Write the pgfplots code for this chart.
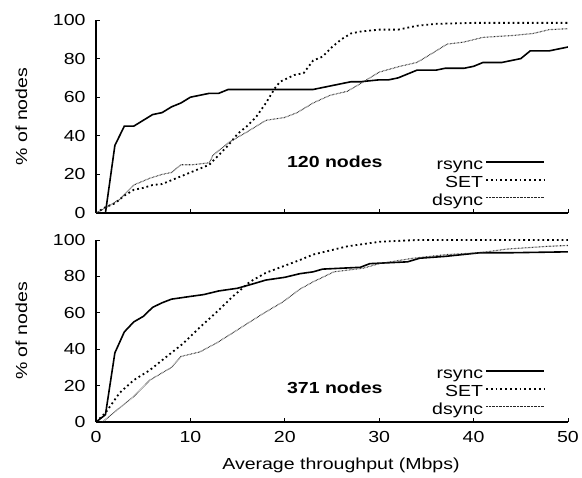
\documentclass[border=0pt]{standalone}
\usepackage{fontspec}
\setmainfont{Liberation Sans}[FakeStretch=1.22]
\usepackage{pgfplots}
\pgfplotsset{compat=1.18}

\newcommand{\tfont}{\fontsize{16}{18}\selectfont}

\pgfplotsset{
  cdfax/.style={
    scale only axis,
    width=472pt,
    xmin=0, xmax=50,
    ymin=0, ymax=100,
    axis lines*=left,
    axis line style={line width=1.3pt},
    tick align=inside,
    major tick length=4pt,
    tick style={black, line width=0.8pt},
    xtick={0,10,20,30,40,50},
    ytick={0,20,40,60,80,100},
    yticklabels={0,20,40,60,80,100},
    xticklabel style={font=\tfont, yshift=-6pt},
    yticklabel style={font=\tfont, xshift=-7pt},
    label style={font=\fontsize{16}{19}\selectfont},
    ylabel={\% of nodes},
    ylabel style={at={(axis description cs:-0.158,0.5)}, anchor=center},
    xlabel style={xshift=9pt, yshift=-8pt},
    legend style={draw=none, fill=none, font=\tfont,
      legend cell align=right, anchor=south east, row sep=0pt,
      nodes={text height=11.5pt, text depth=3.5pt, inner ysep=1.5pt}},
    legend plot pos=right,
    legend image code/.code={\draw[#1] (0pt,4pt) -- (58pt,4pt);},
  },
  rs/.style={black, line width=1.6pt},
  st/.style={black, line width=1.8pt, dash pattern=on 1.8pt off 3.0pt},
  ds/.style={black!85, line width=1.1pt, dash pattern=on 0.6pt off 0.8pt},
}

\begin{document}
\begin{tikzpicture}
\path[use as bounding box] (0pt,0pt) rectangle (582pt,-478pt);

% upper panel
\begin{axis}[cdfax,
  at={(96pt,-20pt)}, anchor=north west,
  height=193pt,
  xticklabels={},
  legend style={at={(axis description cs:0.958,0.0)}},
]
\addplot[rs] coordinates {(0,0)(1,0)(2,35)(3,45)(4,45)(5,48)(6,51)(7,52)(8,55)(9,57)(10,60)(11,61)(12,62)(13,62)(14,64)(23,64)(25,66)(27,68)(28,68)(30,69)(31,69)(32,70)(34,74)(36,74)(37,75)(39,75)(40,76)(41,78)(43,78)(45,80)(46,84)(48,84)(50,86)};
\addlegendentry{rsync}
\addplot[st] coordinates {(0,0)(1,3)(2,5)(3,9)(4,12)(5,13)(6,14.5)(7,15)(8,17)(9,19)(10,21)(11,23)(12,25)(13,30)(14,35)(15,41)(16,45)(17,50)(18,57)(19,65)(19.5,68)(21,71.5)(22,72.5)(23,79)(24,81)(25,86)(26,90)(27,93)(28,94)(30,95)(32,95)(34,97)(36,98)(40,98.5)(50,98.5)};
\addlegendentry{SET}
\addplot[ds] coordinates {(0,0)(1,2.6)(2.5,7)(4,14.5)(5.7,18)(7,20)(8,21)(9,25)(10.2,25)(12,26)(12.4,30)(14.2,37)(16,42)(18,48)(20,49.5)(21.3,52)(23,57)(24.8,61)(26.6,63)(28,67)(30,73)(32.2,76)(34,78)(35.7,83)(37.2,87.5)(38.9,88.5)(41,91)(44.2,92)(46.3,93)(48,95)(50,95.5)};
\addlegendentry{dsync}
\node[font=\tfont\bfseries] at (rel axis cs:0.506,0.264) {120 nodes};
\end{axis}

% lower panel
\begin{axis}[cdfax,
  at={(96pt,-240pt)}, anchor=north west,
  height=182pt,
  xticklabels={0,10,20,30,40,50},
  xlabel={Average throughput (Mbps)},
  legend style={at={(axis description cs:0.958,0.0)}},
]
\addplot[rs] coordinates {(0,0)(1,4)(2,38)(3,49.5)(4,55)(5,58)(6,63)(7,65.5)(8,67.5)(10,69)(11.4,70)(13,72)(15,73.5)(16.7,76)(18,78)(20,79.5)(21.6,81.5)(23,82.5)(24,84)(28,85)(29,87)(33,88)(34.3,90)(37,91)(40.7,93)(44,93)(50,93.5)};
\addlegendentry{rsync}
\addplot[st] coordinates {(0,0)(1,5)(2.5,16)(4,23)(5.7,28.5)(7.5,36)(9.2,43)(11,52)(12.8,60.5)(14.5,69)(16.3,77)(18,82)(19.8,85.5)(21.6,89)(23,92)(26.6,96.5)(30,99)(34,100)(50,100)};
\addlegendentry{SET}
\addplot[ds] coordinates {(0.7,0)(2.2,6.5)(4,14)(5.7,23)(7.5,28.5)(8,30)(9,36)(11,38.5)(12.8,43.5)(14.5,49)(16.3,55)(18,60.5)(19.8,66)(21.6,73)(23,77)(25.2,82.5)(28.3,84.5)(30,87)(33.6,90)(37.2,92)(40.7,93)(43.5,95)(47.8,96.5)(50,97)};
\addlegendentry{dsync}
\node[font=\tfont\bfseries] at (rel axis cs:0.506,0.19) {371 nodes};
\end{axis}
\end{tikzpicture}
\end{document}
____________
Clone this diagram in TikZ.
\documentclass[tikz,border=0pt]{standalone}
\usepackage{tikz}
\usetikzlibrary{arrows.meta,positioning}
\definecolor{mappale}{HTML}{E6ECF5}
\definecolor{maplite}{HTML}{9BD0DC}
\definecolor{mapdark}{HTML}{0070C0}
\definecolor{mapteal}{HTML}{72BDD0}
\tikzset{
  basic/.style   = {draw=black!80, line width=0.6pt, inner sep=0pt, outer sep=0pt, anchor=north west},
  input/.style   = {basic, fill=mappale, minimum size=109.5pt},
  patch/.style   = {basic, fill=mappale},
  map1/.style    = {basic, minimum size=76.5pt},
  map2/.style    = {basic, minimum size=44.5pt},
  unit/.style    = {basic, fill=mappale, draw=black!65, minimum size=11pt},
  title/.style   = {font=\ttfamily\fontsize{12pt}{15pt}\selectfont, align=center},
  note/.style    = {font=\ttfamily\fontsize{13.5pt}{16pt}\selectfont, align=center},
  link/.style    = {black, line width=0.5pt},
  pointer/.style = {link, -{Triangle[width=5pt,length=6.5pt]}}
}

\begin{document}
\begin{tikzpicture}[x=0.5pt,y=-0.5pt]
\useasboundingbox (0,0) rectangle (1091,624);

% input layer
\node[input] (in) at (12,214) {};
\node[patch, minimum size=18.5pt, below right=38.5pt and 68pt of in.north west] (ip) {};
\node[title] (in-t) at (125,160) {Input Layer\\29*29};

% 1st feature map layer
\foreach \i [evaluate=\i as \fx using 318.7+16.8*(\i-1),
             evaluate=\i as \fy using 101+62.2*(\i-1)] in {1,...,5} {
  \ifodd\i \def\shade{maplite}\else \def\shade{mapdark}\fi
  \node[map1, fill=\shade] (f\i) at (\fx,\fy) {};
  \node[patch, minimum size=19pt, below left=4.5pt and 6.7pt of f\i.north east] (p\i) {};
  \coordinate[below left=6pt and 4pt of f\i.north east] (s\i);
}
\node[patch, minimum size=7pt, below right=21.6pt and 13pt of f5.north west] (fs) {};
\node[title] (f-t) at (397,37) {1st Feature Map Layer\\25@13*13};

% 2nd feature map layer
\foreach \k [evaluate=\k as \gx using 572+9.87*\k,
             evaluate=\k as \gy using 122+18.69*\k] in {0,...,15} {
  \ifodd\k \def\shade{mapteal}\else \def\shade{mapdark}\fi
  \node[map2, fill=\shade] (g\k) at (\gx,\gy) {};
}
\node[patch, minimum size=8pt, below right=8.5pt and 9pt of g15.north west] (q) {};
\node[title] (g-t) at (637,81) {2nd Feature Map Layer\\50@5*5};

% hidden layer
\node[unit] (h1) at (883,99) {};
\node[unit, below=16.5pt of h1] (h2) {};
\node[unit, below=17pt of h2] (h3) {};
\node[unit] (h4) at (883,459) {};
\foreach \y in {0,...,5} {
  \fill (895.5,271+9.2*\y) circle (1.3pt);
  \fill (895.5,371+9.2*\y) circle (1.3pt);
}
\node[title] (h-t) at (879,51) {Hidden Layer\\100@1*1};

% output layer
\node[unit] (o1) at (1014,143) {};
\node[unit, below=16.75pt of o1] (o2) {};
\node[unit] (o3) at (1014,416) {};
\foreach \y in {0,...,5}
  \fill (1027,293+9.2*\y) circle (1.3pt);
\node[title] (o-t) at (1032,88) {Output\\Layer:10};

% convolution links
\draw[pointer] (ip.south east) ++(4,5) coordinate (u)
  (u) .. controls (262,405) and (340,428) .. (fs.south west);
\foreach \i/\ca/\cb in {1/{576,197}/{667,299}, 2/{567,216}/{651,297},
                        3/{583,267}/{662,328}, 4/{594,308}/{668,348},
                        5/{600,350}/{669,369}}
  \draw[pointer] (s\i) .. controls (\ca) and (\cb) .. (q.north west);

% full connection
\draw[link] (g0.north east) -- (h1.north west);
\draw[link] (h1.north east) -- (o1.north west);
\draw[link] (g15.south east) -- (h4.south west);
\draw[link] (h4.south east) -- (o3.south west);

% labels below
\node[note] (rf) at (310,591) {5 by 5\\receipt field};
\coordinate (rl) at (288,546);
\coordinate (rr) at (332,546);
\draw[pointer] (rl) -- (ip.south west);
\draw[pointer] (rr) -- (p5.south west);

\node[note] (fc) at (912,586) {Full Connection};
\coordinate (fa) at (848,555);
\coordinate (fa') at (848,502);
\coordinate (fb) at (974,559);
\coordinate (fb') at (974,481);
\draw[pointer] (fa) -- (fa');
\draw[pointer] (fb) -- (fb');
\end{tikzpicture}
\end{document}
____________
» WORK TO BE COMPLETED:
Your job is to reproduce the lines from the one with "Write the pgfplots code for this chart." through the one with "(0pt,0pt) rectangle (582pt,-478pt);", both kept, exactly as they are. Leave out the pictures.

» FULL SOLUTION:
Write the pgfplots code for this chart.
\documentclass[border=0pt]{standalone}
\usepackage{fontspec}
\setmainfont{Liberation Sans}[FakeStretch=1.22]
\usepackage{pgfplots}
\pgfplotsset{compat=1.18}

\newcommand{\tfont}{\fontsize{16}{18}\selectfont}

\pgfplotsset{
  cdfax/.style={
    scale only axis,
    width=472pt,
    xmin=0, xmax=50,
    ymin=0, ymax=100,
    axis lines*=left,
    axis line style={line width=1.3pt},
    tick align=inside,
    major tick length=4pt,
    tick style={black, line width=0.8pt},
    xtick={0,10,20,30,40,50},
    ytick={0,20,40,60,80,100},
    yticklabels={0,20,40,60,80,100},
    xticklabel style={font=\tfont, yshift=-6pt},
    yticklabel style={font=\tfont, xshift=-7pt},
    label style={font=\fontsize{16}{19}\selectfont},
    ylabel={\% of nodes},
    ylabel style={at={(axis description cs:-0.158,0.5)}, anchor=center},
    xlabel style={xshift=9pt, yshift=-8pt},
    legend style={draw=none, fill=none, font=\tfont,
      legend cell align=right, anchor=south east, row sep=0pt,
      nodes={text height=11.5pt, text depth=3.5pt, inner ysep=1.5pt}},
    legend plot pos=right,
    legend image code/.code={\draw[#1] (0pt,4pt) -- (58pt,4pt);},
  },
  rs/.style={black, line width=1.6pt},
  st/.style={black, line width=1.8pt, dash pattern=on 1.8pt off 3.0pt},
  ds/.style={black!85, line width=1.1pt, dash pattern=on 0.6pt off 0.8pt},
}

\begin{document}
\begin{tikzpicture}
\path[use as bounding box] (0pt,0pt) rectangle (582pt,-478pt);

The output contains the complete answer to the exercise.